# Proper Fur suits



## kittyknight (Dec 27, 2012)

OK so being new to the culture you will have to forgive my ignorance on the matter but..
I want to go beyond just liking anthro art. I want to dress up. 
But I don't know what makes a "proper fur suit"
To be blunt I am poor; with student loans, bills ect- I can't afford to pay $400+ on a suit. and I lack the skill to make one. 
But I feel the simply waring cat ears on a head band is inadequate, and border line insulting to the culture that embodies braking free of the norms and restrictions of reality. 
I thought about doing a combination of makeup, wig, and some odds and ends, but I thought I would reach out to the community for ideas and opinions.
Again, I am still very new and not even fully out of the closet on the matter. 
So please don't judge me to harshly


----------



## Fallowfox (Dec 27, 2012)

I want to dress up too. Too expensive. 

As far as I am aware 400 dollars is enough for a horribly cheap costume or a modest partial costume? 
Aslo ears and a tail aren't 'insulting' they're pretty nifty and cool, well I think that.


----------



## Ricky (Dec 27, 2012)

kittyknight said:


> To be blunt I am poor; with student loans, bills ect- I can't afford to pay $400+ on a suit. and I lack the skill to make one.



Well...

[yt]2GqNstUJ3uY[/yt]


----------



## benignBiotic (Dec 27, 2012)

kittyknight said:


> But I feel the simply waring cat ears on a head band is inadequate, and border line insulting to* the culture that embodies braking free of the norms and restrictions of reality.*


Not sure where you get this idea. We're just a group that likes anthropomorphic animals.

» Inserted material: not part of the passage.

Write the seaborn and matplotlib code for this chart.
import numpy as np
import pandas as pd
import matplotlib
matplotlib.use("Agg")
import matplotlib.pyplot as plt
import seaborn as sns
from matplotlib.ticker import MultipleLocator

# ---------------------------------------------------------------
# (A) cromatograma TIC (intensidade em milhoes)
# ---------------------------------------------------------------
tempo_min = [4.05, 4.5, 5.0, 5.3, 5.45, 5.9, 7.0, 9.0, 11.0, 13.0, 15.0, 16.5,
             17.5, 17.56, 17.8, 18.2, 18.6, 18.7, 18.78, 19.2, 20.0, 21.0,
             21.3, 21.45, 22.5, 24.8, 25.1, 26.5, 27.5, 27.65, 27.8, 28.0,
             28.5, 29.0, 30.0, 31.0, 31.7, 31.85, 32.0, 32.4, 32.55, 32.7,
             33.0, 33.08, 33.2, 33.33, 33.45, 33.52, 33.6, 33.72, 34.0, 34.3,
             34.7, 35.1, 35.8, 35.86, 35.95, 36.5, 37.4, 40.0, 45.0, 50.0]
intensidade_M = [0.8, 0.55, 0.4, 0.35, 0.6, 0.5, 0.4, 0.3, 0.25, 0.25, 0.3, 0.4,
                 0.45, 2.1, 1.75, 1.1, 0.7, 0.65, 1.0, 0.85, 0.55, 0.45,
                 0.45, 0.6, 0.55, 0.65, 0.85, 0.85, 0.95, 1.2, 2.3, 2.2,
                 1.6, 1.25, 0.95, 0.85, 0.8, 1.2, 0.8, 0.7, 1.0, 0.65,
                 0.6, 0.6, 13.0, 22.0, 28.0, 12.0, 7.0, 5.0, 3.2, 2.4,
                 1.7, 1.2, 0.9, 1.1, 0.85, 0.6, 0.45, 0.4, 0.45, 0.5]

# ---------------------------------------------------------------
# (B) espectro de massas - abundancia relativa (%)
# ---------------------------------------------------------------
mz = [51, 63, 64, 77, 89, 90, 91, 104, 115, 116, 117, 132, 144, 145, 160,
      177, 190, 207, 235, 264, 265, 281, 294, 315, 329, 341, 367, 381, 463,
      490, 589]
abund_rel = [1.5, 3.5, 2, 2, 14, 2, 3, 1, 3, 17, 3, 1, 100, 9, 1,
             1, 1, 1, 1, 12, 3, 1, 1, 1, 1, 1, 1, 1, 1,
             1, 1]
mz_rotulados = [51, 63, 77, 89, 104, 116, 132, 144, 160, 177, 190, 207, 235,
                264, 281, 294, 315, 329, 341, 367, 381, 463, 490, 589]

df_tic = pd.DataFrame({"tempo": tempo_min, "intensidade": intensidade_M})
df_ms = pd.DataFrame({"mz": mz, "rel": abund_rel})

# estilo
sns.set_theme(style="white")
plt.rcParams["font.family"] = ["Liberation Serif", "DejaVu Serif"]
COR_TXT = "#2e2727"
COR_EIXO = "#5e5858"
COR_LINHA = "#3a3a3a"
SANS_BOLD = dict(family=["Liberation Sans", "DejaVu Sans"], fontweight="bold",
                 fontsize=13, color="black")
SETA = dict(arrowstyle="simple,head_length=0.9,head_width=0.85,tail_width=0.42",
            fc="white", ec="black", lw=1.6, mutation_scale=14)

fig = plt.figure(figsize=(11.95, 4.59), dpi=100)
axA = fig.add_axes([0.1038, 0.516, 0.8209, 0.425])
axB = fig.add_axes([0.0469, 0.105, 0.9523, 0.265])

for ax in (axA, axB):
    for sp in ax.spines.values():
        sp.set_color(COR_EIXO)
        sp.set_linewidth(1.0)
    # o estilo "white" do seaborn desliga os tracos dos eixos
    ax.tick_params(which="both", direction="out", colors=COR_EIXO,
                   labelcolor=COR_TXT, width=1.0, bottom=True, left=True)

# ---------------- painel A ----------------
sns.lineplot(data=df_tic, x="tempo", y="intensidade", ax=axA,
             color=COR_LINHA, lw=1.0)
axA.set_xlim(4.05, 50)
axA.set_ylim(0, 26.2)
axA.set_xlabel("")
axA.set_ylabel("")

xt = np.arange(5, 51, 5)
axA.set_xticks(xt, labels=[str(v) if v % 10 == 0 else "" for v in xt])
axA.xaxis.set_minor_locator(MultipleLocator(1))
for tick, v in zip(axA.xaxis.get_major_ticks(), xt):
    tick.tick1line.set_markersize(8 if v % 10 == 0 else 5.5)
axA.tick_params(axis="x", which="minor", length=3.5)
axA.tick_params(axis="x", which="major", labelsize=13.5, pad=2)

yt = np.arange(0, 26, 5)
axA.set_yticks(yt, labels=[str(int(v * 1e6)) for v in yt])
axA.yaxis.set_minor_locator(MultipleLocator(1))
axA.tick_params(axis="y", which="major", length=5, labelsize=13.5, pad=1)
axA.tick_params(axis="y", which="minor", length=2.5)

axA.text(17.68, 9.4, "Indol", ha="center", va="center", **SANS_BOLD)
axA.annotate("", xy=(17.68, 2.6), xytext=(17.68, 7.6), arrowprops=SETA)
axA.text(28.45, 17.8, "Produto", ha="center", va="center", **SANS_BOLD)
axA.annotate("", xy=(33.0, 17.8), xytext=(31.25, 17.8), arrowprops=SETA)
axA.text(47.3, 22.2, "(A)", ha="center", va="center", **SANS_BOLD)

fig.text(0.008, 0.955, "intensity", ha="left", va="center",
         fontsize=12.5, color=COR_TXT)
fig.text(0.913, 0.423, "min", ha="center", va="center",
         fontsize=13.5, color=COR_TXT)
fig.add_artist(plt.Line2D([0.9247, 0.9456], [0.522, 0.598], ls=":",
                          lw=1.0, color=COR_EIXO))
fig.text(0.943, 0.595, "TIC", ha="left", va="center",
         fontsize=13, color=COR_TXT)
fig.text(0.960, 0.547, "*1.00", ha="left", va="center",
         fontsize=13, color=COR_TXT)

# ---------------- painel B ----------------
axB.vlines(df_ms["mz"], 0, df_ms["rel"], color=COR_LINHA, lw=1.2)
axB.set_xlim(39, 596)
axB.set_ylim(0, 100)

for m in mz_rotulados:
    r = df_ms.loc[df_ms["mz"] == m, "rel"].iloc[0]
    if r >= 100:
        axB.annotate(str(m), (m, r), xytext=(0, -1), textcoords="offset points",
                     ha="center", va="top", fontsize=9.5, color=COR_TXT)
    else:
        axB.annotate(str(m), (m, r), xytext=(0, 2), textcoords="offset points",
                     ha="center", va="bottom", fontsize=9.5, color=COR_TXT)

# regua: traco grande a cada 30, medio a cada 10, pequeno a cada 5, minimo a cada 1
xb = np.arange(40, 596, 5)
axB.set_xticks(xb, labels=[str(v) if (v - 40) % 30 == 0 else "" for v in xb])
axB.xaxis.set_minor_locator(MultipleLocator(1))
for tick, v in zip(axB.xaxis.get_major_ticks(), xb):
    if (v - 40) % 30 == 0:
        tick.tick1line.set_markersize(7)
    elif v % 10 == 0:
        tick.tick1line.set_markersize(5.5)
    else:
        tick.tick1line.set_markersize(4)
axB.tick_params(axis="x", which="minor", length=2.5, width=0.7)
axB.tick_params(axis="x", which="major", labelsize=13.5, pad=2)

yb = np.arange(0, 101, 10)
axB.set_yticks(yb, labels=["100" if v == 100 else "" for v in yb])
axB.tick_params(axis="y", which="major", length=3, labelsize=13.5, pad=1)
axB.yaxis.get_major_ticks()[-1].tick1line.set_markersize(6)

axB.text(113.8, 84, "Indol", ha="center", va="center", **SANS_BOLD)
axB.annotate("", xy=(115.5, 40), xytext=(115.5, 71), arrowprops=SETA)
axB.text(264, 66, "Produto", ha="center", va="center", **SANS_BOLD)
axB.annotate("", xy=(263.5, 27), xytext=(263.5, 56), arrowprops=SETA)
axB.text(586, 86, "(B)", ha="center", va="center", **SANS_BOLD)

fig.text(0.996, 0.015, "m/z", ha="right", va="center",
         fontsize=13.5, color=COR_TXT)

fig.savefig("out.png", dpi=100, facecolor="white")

Anyway what you're thinking of doing sounds fine by me. You won't be insulting anyone by just wearing ears or a tail. Just do what you can do and be happy with it. In other words spending big time and money on a suit isn't necessary for fursuiting.


----------



## Bloodshot_Eyes (Dec 27, 2012)

You could always whore yourself and save up for a real snazzy animal suit.


----------



## Ricky (Dec 27, 2012)

Bloodshot_Eyes said:


> You could always whore yourself and save up for a real snazzy animal suit.

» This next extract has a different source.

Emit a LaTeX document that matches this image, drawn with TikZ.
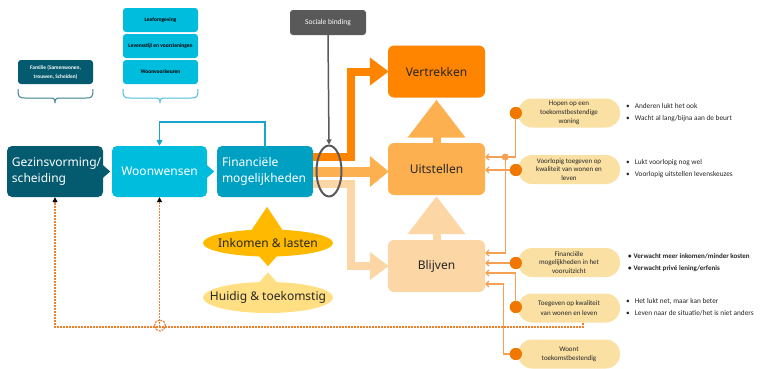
\documentclass[tikz,border=0pt]{standalone}
\usepackage{fontspec}
\setmainfont{Noto Sans}
\newfontfamily\calfont{Carlito}
\usetikzlibrary{arrows.meta,calc,shapes.geometric}
\definecolor{darkteal}{HTML}{045B6F}
\definecolor{cyanA}{HTML}{00BCDD}
\definecolor{tealB}{HTML}{00A0C2}
\definecolor{orangeD}{HTML}{FF8400}
\definecolor{orangeM}{HTML}{FDB04F}
\definecolor{orangeL}{HTML}{FDD6A6}
\definecolor{goldA}{HTML}{FFBA00}
\definecolor{goldL}{HTML}{FFDF82}
\definecolor{pillc}{HTML}{FAE0A2}
\definecolor{dotc}{HTML}{F07700}
\definecolor{connc}{HTML}{F4A055}
\definecolor{dashc}{HTML}{F07F2C}
\definecolor{greyc}{HTML}{595959}
\definecolor{braceA}{HTML}{3A7E91}
\definecolor{braceB}{HTML}{4BBBD7}
\definecolor{fbc}{HTML}{19A5CB}
\definecolor{txt}{HTML}{262626}
\begin{document}
\begin{tikzpicture}[x=1pt,y=-1pt,
  mainbox/.style={rounded corners=5pt, minimum height=51pt, inner sep=5pt,
    font=\fontsize{12}{16}\selectfont, text=white},
  outbox/.style={rounded corners=6pt, minimum width=97pt, minimum height=52pt,
    font=\fontsize{12}{16}\selectfont, text=txt},
  smallbox/.style={rounded corners=3pt, minimum width=75pt, minimum height=24pt,
    inner sep=1pt, font=\calfont\bfseries\fontsize{5.5}{6.5}\selectfont, align=center},
  pill/.style={fill=pillc, rounded corners=14pt, minimum width=102pt, minimum height=29pt,
    inner sep=1pt, align=center, text=txt, font=\calfont\fontsize{7}{8.8}\selectfont},
  dotn/.style={circle, fill=dotc, minimum size=12pt, inner sep=0pt},
  bul/.style={anchor=west, inner sep=0pt, align=left, text=txt,
    font=\calfont\fontsize{7.3}{12}\selectfont},
  conn/.style={connc, line width=1.2pt, -{Straight Barb[length=3pt,width=6pt]}},
  dashline/.style={dashc, line width=1.1pt, dash pattern=on 2pt off 1pt},
  bigar/.style={line width=#1, line join=miter},
  bubble/.style={minimum width=130pt, text=txt, font=\fontsize{12}{14}\selectfont, inner sep=0pt},
]
\useasboundingbox (0,0) rectangle (761,368);

% top-left boxes
\node[smallbox, fill=darkteal, text=white, font=\calfont\bfseries\fontsize{5.4}{9}\selectfont] (fam) at (55.5,72) {Familie (Samenwonen,\\trouwen, Scheiden)};
\node[smallbox, fill=cyanA] (leef) at (160.5,20) {Leefomgeving};
\node[smallbox, fill=cyanA] (lev) at (160.5,46) {Levensstijl en voorzieningen};
\node[smallbox, fill=cyanA] (wvk) at (160.5,72) {Woonvoorkeuren};
\draw[braceA, line width=1pt] (18,89) .. controls (18,97) and (19,98) .. (25,98) -- (50,98)
  .. controls (54,98) and (55,99) .. (55,103) .. controls (55,99) and (56,98) .. (60,98)
  -- (86,98) .. controls (92,98) and (93,97) .. (93,89);
\draw[braceB, line width=1pt] (123,89) .. controls (123,97) and (124,98) .. (130,98) -- (155,98)
  .. controls (159,98) and (160,99) .. (160,103) .. controls (160,99) and (161,98) .. (165,98)
  -- (191,98) .. controls (197,98) and (198,97) .. (198,89);

% main chain
\node[mainbox, fill=darkteal, text width=86pt, align=left] (gez) at (55,171.5) {Gezinsvorming/\\scheiding};
\node[mainbox, fill=cyanA, minimum width=95pt, align=center] (woon) at (159.5,171.5) {Woonwensen};
\node[mainbox, fill=tealB, text width=86pt, align=left] (fin) at (265,171.5) {Financiële\\mogelijkheden};
\fill[darkteal] ($(gez.east)+(-1,-7)$) -- ($(gez.east)+(7,0)$) -- ($(gez.east)+(-1,7)$) -- cycle;
\fill[cyanA] ($(woon.east)+(-1,-7)$) -- ($(woon.east)+(7,0)$) -- ($(woon.east)+(-1,7)$) -- cycle;
\draw[fbc, line width=1.5pt, -{Triangle[length=6pt,width=6pt]}] (fin.north) -- ++(0,-24) -| (woon.north);

% outcome boxes
\node[outbox, fill=orangeD] (vert) at (436.5,71.5) {Vertrekken};
\node[outbox, fill=orangeM] (uit) at (436.5,169) {Uitstellen};
\node[outbox, fill=orangeL] (blij) at (436.5,266) {Blijven};
\draw[orangeM, line width=8pt, -{Triangle[length=38pt,width=56pt]}, shorten >=2pt] (uit.north) -- (vert.south);
\draw[orangeL, line width=8pt, -{Triangle[length=38pt,width=56pt]}, shorten >=1pt] (blij.north) -- (uit.south);

% big orange arrows
\draw[bigar=8pt, orangeL, -{Triangle[length=19pt,width=27pt]}] ($(fin.east)+(0,12.5)$) -- ++(37.5,0) |- ($(blij.west)+(1,0)$);
\draw[bigar=10pt, orangeM, -{Triangle[length=19pt,width=30pt]}] (fin.east) -- ($(uit.west)+(1,2.5)$);
\draw[bigar=8pt, orangeD, -{Triangle[length=19pt,width=27pt]}] ($(fin.east)+(0,-14.5)$) -- ++(37.5,0) |- ($(vert.west)+(1,0)$);

% sociale binding
\node[rounded corners=3pt, fill=greyc, text=white, minimum width=76pt, minimum height=25pt,
  font=\calfont\fontsize{7.5}{9}\selectfont] (soc) at (328,22.5) {Sociale binding};
\node[draw=greyc, line width=2pt, ellipse, minimum width=25pt, minimum height=51pt, inner sep=0pt] (ring) at (329,171) {};
\draw[greyc, line width=1.5pt, -{Triangle[length=5pt,width=5pt]}] (soc.south) -- (ring.north);

% inkomen bubbles
\fill[goldA] (268,243) ellipse[x radius=65pt, y radius=13.5pt];
\fill[goldL] (268,297.5) ellipse[x radius=65pt, y radius=15.5pt];
\node[bubble, minimum height=27pt] (ink) at (268,243) {Inkomen \& lasten};
\node[bubble, minimum height=31pt] (hui) at (268,297.5) {Huidig \& toekomstig};
\fill[goldA] ($(ink.north)+(-1,-22.5)$) -- ($(ink.north)+(18,6)$) -- ($(ink.north)+(-20,6)$) -- cycle;
\fill[goldA] ($(ink.south)+(0,9.5)$) -- ($(ink.south)+(11,-3)$) -- ($(ink.south)+(-11,-3)$) -- cycle;
\fill[goldL] ($(hui.north)+(0,-9.5)$) -- ($(hui.north)+(11,3)$) -- ($(hui.north)+(-11,3)$) -- cycle;

% pills
\node[pill] (p1) at (569,113) {Hopen op een\\toekomstbestendige\\woning};
\node[pill] (p2) at (569,169.5) {Voorlopig toegeven op\\kwaliteit van wonen en\\leven};
\node[pill] (p3) at (569,262.5) {Financiële\\mogelijkheden in het\\vooruitzicht};
\node[pill, font=\calfont\fontsize{7}{10}\selectfont] (p4) at (569,308) {Toegeven op kwaliteit\\van wonen en leven};
\node[pill] (p5) at (569,354) {Woont\\toekomstbestendig};

% connectors
\coordinate (jn) at ($(uit.east)+(20,-12)$);
\node[dotn] (d1) at ($(p1.west)+(-2,0)$) {};
\node[dotn] (d2) at ($(p2.west)+(-2,0.5)$) {};
\node[dotn] (d3) at ($(p3.west)+(-2,0.5)$) {};
\node[dotn] (d4) at ($(p4.west)+(-2,-1)$) {};
\node[dotn] (d5) at ($(p5.west)+(-2,0)$) {};
\draw[conn] (d1.center) |- ($(uit.east)+(0,-12)$);
\draw[conn] (d2.center) -- (d2.center -| uit.east);
\draw[conn] (jn) |- ($(blij.east)+(0,-13)$);
\draw[conn] (d3.center) -- (d3.center -| blij.east);
\draw[conn] (d4.center) |- ($(blij.east)+(0,7)$);
\draw[conn] (d5.center) -| ($(blij.east)+(18,18)$) -- ($(blij.east)+(0,18)$);
\fill[connc] (jn) circle[radius=3.5pt];
\node[dotn] at (d1) {};
\node[dotn] at (d2) {};
\node[dotn] at (d3) {};
\node[dotn] at (d4) {};
\node[dotn] at (d5) {};

% dashed feedback
\coordinate (dl) at (0,327);
\draw[dashline, -{Triangle[length=5pt,width=5pt,color=black]}] ($(p4.south)+(14,0)$) |- (gez.south |- dl) -- (gez.south);
\draw[dashline, -{Triangle[length=5pt,width=5pt,color=black]}] (woon.south |- dl) -- (woon.south);
\draw[dashline] ($(woon.south |- dl)+(0.5,-1.5)$) circle[radius=5.5pt];

% bullets
\node[bul] (b1) at (626,113) {\textbullet\hspace{5pt}Anderen lukt het ook\\\textbullet\hspace{5pt}Wacht al lang/bijna aan de beurt};
\node[bul] (b2) at (626,169) {\textbullet\hspace{5pt}Lukt voorlopig nog wel\\\textbullet\hspace{5pt}Voorlopig uitstellen levenskeuzes};
\node[bul, font=\calfont\bfseries\fontsize{7}{11.5}\selectfont] (b3) at (628,262.5) {\textbullet\hspace{2pt}Verwacht meer inkomen/minder kosten\\\textbullet\hspace{2pt}Verwacht privé lening/erfenis};
\node[bul] (b4) at (626,307.5) {\textbullet\hspace{5pt}Het lukt net, maar kan beter\\\textbullet\hspace{5pt}Leven naar de situatie/het is niet anders};
\end{tikzpicture}
\end{document}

I had a friend who was a prostitute. Not always sex; people payed him for all kinds of weird shit like dressing up in different pairs of underwear. He got a few hundred bucks for that. Seriously, there's a lot of money in that field :V


----------



## Conker (Dec 27, 2012)

A proper fursuit has holes in strategically placed spots.


----------



## Day Coydog (Dec 27, 2012)

OP, don't mind the last 3 posters, they are being hilarious trolls... something you can do is make most of the suit by practicing sewing like I did, then for the harder parts that you probubly will not be able to do, just buy them... This website should help you out quite a bit. http://www.matrices.net/fursuiting.asp (This is her youtube: http://www.youtube.com/user/MatricesOddity )


----------



## Fallowfox (Dec 28, 2012)

Conker said:


> A proper fursuit has holes in strategically placed spots.

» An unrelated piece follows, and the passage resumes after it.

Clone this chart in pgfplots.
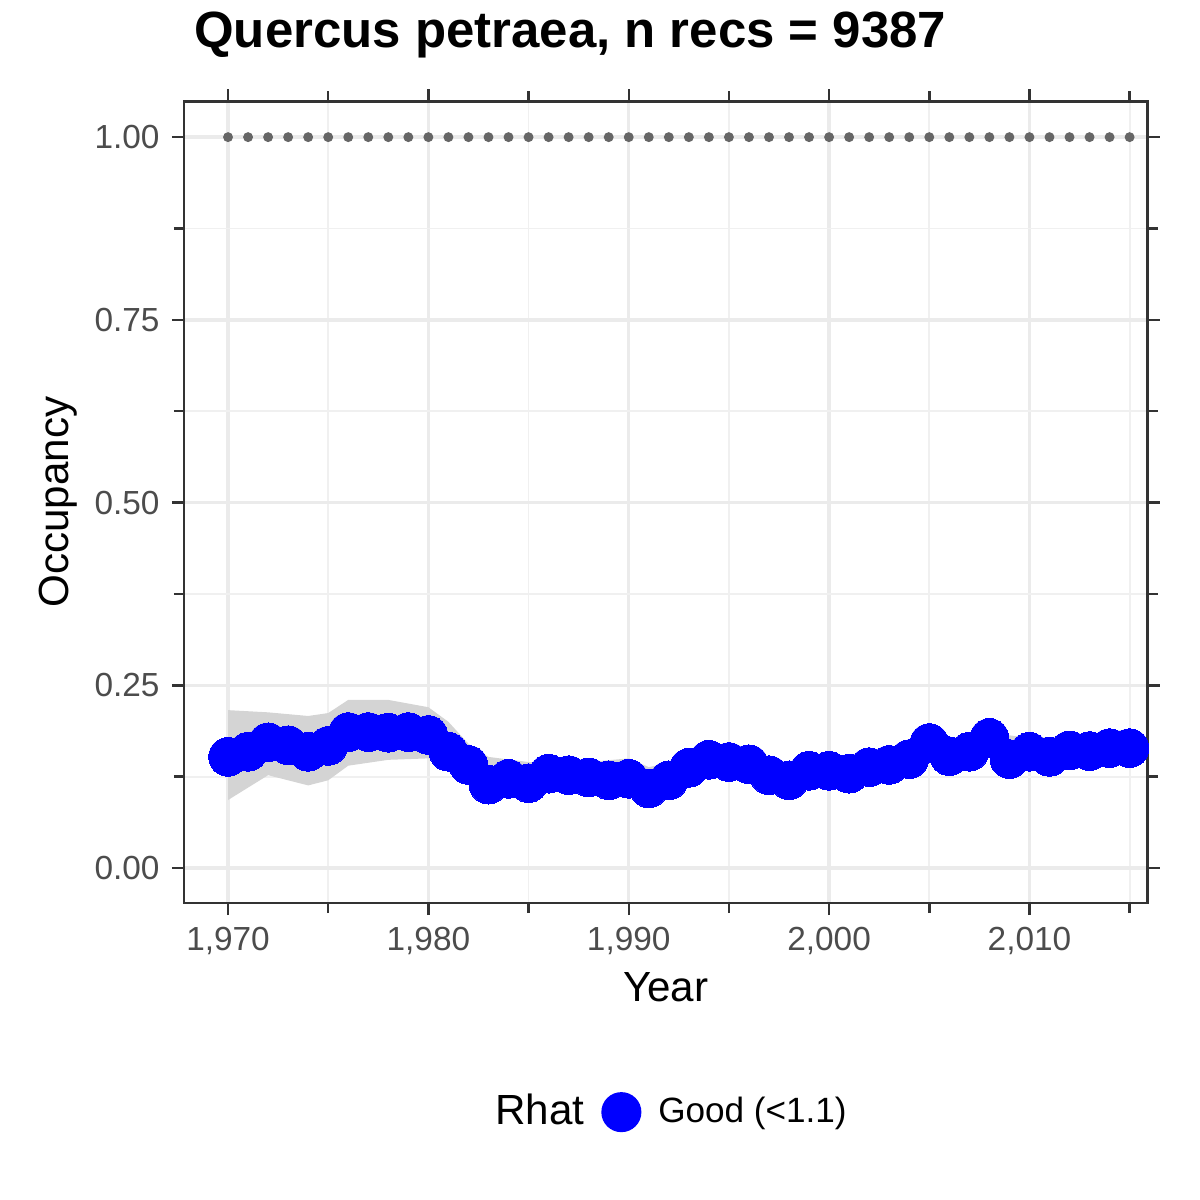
\documentclass[border=0pt]{standalone}
\usepackage{pgfplots}
\pgfplotsset{compat=1.18}
\usepackage{fontspec}
\setmainfont{Liberation Sans}
\begin{document}
\begin{tikzpicture}
\path (0,0) rectangle (12,12);
\begin{axis}[at={(1.84cm,2.97cm)}, anchor=south west, scale only axis,
 width=9.64cm, height=8.02cm, xmin=1967.8, xmax=2015.9, ymin=-0.048, ymax=1.049,
 xtick={1970,1980,1990,2000,2010}, ytick={0,0.25,0.5,0.75,1},
 minor xtick={1975,1985,1995,2005,2015}, minor ytick={0.125,0.375,0.625,0.875},
 yticklabels={0.00,0.25,0.50,0.75,1.00},
 grid=both, major grid style={black!8, line width=1pt}, minor grid style={black!6, line width=0.5pt},
 axis line style={black!80, line width=0.7pt}, tick style={black!80, line width=0.7pt},
 tick align=outside, major tick length=0.12cm,
 ticklabel style={font=\fontsize{9.5}{11}\selectfont, text=black!70},
 /pgf/number format/assume math mode=true,
 xlabel={Year}, ylabel={Occupancy},
 label style={font=\fontsize{12}{14}\selectfont},
 xlabel style={yshift=2pt}, ylabel style={yshift=-2pt},
 title={\textbf{Quercus petraea, n recs = 9387}},
 title style={font=\fontsize{14.5}{16}\selectfont, anchor=south west, at={(0,1)}, yshift=0.1cm, xshift=-0.02cm},
 legend columns=2,
 legend style={at={(0.5,-0.22)}, anchor=north, draw=none, fill=none, font=\fontsize{10}{12}\selectfont, column sep=3pt},
 legend cell align=left,
]
\addplot[fill=black!17, draw=none, forget plot] coordinates {
(1970,0.216)(1972,0.213)(1974,0.208)(1975,0.212)(1976,0.23)(1978,0.23)(1980,0.22)(1981,0.20)(1982,0.17)(1983,0.152)(1985,0.145)(1988,0.145)(1990,0.15)(1991,0.138)(1993,0.15)(1995,0.16)(1997,0.152)(1998,0.142)(2000,0.148)(2002,0.155)(2004,0.163)(2005,0.18)(2007,0.175)(2008,0.185)(2010,0.178)(2012,0.18)(2015,0.19)
(2015,0.145)(2012,0.145)(2010,0.142)(2008,0.16)(2007,0.145)(2005,0.155)(2004,0.135)(2002,0.125)(2000,0.12)(1998,0.105)(1997,0.112)(1995,0.13)(1993,0.122)(1991,0.095)(1990,0.105)(1988,0.108)(1985,0.105)(1983,0.10)(1982,0.118)(1981,0.145)(1980,0.15)(1978,0.148)(1976,0.14)(1975,0.12)(1974,0.113)(1972,0.127)(1970,0.093)
} -- cycle;
\addplot[black!60, only marks, mark=*, mark size=1.2pt, forget plot] coordinates {
(1970,1)(1971,1)(1972,1)(1973,1)(1974,1)(1975,1)(1976,1)(1977,1)(1978,1)(1979,1)(1980,1)(1981,1)(1982,1)(1983,1)(1984,1)(1985,1)(1986,1)(1987,1)(1988,1)(1989,1)(1990,1)(1991,1)(1992,1)(1993,1)(1994,1)(1995,1)(1996,1)(1997,1)(1998,1)(1999,1)(2000,1)(2001,1)(2002,1)(2003,1)(2004,1)(2005,1)(2006,1)(2007,1)(2008,1)(2009,1)(2010,1)(2011,1)(2012,1)(2013,1)(2014,1)(2015,1)};
\addplot[blue, line width=5pt, mark=*, mark size=5.5pt, mark options={fill=blue, draw=blue, line width=0pt}, forget plot] coordinates {
(1970,0.152)(1971,0.159)(1972,0.172)(1973,0.168)(1974,0.159)(1975,0.167)(1976,0.186)(1977,0.186)(1978,0.185)(1979,0.186)(1980,0.182)(1981,0.159)(1982,0.141)(1983,0.114)(1984,0.122)(1985,0.116)(1986,0.129)(1987,0.127)(1988,0.124)(1989,0.120)(1990,0.122)(1991,0.109)(1992,0.120)(1993,0.137)(1994,0.148)(1995,0.145)(1996,0.142)(1997,0.127)(1998,0.120)(1999,0.133)(2000,0.133)(2001,0.129)(2002,0.138)(2003,0.141)(2004,0.149)(2005,0.171)(2006,0.153)(2007,0.159)(2008,0.178)(2009,0.149)(2010,0.159)(2011,0.152)(2012,0.161)(2013,0.160)(2014,0.164)(2015,0.164)};
\addlegendimage{empty legend}
\addlegendentry{\fontsize{12}{14}\selectfont Rhat}
\addlegendimage{only marks, mark=*, mark size=5.5pt, blue, mark options={fill=blue}}
\addlegendentry{Good (<1.1)}
\end{axis}
\end{tikzpicture}
\end{document}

Like in front of your eyes and nose.


----------



## Kazooie (Dec 28, 2012)

kittyknight said:


> I can't afford to pay $400+ on a suit. and I lack the skill to make one.


In the eternal words of Sir Charles Barkley:
"If you can't slam with the best then jam with the rest."

A baller can b-ball even if he aint got a proper jersey.


----------



## Dokid (Dec 28, 2012)

Anyways you can just slowly save up. Really if you saved maybe $30 dollars a week eventually you'll be able to save up for a partial. 

Saving up is always the best choice. That way if in the future you don't really want one anymore at least you have a ton of money for other things.


----------



## kittyknight (Dec 30, 2012)

thanks to all of you who posted. even the trolling posts were funny  
All good ideas and insightful tips


----------



## Tiamat (Dec 30, 2012)

Ricky said:


> I had a friend who was a prostitute. Not always sex; people payed him for all kinds of weird shit like dressing up in different pairs of underwear. He got a few hundred bucks for that. Seriously, there's a lot of money in that field :V



I'd love to read more about this.


----------